_Task prompt_
Pictures are not part of the copy. Retype the lines from the first one through the line that contains "xi_hi = [597, 106, 107, 64, 73, 31, 23]".

_Provided data_

↓

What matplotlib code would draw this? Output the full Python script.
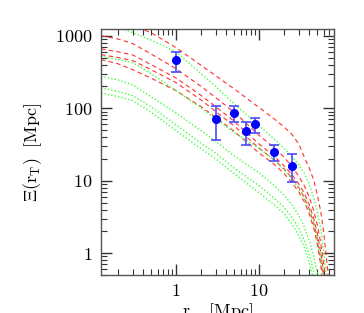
import matplotlib
matplotlib.use("Agg")
import matplotlib.pyplot as plt
from matplotlib.ticker import LogLocator, NullFormatter, FixedLocator, FixedFormatter

# measured points (r_p in Mpc, Xi in Mpc, lower / upper error bar ends)
r_obs = [1.0, 3.0, 5.0, 6.9, 9.0, 15.0, 25.0]
xi_obs = [457, 71, 86, 48, 60, 25, 16]
xi_lo = [316, 36, 64, 31, 45, 18.4, 9.7]
xi_hi = [597, 106, 107, 64, 73, 31, 23]

# model curves
r_grid = [0.125, 0.2, 0.3, 0.5, 1, 2, 3, 5, 10, 15, 20, 25, 30, 35, 40, 45, 50, 55, 60, 65, 70]
red_a = [2000, 1700, 1400, 1100, 684, 390, 280, 185, 102, 72, 55, 43, 32, 21, 15, 10.5, 6.5, 3.8, 1.9, 0.8, 0.3]
red_b = [1000, 900, 780, 560, 350, 200, 140, 88, 42, 29, 21, 15.5, 11.5, 8.5, 6.0, 4.0, 2.5, 1.4, 0.7, 0.3, 0.1]
red_c = [658, 600, 543, 400, 260, 150, 105, 66, 32, 22, 16, 12, 9.0, 6.7, 4.7, 3.1, 1.9, 1.05, 0.5, 0.2, 0.1]
red_d = [548, 500, 453, 340, 225, 130, 90, 57, 28, 19.5, 14.5, 10.8, 8.0, 5.9, 4.1, 2.7, 1.6, 0.85, 0.4, 0.15, 0.1]
red_e = [468, 410, 340, 260, 174, 105, 75, 48, 24, 17, 12.5, 9.3, 7.0, 5.1, 3.5, 2.3, 1.35, 0.7, 0.3, 0.1, 0.1]
green_a = [1500, 1300, 1100, 870, 600, 300, 200, 115, 57, 38, 28, 21.5, 16.5, 12.5, 9.0, 6.0, 3.8, 2.2, 1.0, 0.4, 0.15]
green_b = [520, 470, 425, 300, 175, 100, 72, 46, 28, 19.5, 14, 10.5, 7.8, 5.6, 3.9, 2.6, 1.6, 0.9, 0.45, 0.2, 0.1]
green_c = [275, 245, 210, 144, 86, 49, 35, 22, 12.8, 8.6, 6.3, 4.6, 3.3, 2.3, 1.5, 0.95, 0.55, 0.28, 0.1, 0.1, 0.1]
green_d = [190, 170, 149, 105, 59, 33, 24, 15, 8.5, 5.8, 4.3, 3.1, 2.2, 1.5, 0.95, 0.58, 0.32, 0.15, 0.1, 0.1, 0.1]
green_e = [162, 145, 127, 88, 49, 27.5, 20, 12.5, 6.8, 4.7, 3.5, 2.5, 1.75, 1.2, 0.75, 0.45, 0.25, 0.1, 0.1, 0.1, 0.1]

plt.rcParams["mathtext.fontset"] = "cm"
plt.rcParams["font.family"] = "serif"
plt.rcParams["font.serif"] = ["cmr10", "DejaVu Serif"]

fig = plt.figure(figsize=(3.64, 3.13), dpi=100)
ax = fig.add_axes([0.2775, 0.1214, 0.6406, 0.7850])

for ys in [red_a, red_b, red_c, red_d, red_e]:
    ax.plot(r_grid, ys, color="#ff3030", ls=(0, (4, 3)), lw=0.8)
for ys in [green_a, green_b, green_c, green_d, green_e]:
    ax.plot(r_grid, ys, color="#40ff40", ls=(0, (1, 1.5)), lw=1.0)

yerr = [[v - lo for v, lo in zip(xi_obs, xi_lo)], [hi - v for v, hi in zip(xi_obs, xi_hi)]]
ax.errorbar(r_obs, xi_obs, yerr=yerr, fmt="o", color="#0000ff", ecolor="#4a4aff",
            ms=5.5, capsize=3.5, elinewidth=1.2, capthick=1.2, zorder=5)

ax.set_xscale("log")
ax.set_yscale("log")
ax.set_xlim(0.125, 80)
ax.set_ylim(0.5, 1225)

ax.xaxis.set_major_locator(FixedLocator([1, 10]))
ax.xaxis.set_major_formatter(FixedFormatter(["$1$", "$10$"]))
ax.yaxis.set_major_locator(FixedLocator([1, 10, 100, 1000]))
ax.yaxis.set_major_formatter(FixedFormatter(["$1$", "$10$", "$100$", "$1000$"]))
ax.xaxis.set_minor_locator(LogLocator(base=10, subs=range(2, 10)))
ax.yaxis.set_minor_locator(LogLocator(base=10, subs=range(2, 10)))
ax.xaxis.set_minor_formatter(NullFormatter())
ax.yaxis.set_minor_formatter(NullFormatter())

ax.tick_params(which="both", direction="in", top=True, right=True, color="#333333")
ax.tick_params(which="major", length=8, width=1.0, labelsize=13, pad=6)
ax.tick_params(which="minor", length=4, width=0.8)
for s in ax.spines.values():
    s.set_color("#555555")
    s.set_linewidth(1.0)

ax.set_xlabel(r"$\mathrm{r_p\ \ [Mpc]}$", fontsize=13, labelpad=2)
ax.set_ylabel(r"$\Xi(\mathrm{r_T})\ \ \mathrm{[Mpc]}$", fontsize=13, labelpad=8)

fig.savefig("out.png", dpi=100)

↑

_Answer to this task_
What matplotlib code would draw this? Output the full Python script.
import matplotlib
matplotlib.use("Agg")
import matplotlib.pyplot as plt
from matplotlib.ticker import LogLocator, NullFormatter, FixedLocator, FixedFormatter

# measured points (r_p in Mpc, Xi in Mpc, lower / upper error bar ends)
r_obs = [1.0, 3.0, 5.0, 6.9, 9.0, 15.0, 25.0]
xi_obs = [457, 71, 86, 48, 60, 25, 16]
xi_lo = [316, 36, 64, 31, 45, 18.4, 9.7]
xi_hi = [597, 106, 107, 64, 73, 31, 23]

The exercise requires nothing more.